● Goal of the exercise: Copy out every line containing the word "this".

.....

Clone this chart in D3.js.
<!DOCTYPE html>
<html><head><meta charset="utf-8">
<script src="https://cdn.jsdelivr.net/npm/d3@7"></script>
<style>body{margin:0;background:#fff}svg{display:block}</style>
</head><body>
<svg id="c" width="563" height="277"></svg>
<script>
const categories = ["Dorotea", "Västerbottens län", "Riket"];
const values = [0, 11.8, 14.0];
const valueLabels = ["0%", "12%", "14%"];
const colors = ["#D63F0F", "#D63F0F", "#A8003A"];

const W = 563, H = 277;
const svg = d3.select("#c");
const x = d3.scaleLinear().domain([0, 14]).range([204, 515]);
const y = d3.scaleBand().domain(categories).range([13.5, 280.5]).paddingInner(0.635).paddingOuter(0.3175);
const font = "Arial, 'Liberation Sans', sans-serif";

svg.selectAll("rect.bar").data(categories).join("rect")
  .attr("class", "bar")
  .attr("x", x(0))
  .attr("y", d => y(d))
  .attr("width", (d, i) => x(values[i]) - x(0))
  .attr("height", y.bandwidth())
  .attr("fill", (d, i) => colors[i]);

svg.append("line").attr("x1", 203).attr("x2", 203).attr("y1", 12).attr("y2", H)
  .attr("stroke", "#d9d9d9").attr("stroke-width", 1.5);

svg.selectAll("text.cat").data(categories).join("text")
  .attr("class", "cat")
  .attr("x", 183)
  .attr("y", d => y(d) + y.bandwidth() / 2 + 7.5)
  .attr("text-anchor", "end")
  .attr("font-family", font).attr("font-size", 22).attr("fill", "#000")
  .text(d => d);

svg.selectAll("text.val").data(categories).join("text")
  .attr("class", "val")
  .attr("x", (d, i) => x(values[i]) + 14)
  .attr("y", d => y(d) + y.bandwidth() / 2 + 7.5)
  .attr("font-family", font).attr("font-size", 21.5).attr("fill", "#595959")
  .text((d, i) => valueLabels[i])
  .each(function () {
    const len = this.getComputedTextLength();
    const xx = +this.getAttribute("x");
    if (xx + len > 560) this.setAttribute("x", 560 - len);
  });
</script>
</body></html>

.....

● Exercise output:
Clone this chart in D3.js.
    const len = this.getComputedTextLength();
    const xx = +this.getAttribute("x");
    if (xx + len > 560) this.setAttribute("x", 560 - len);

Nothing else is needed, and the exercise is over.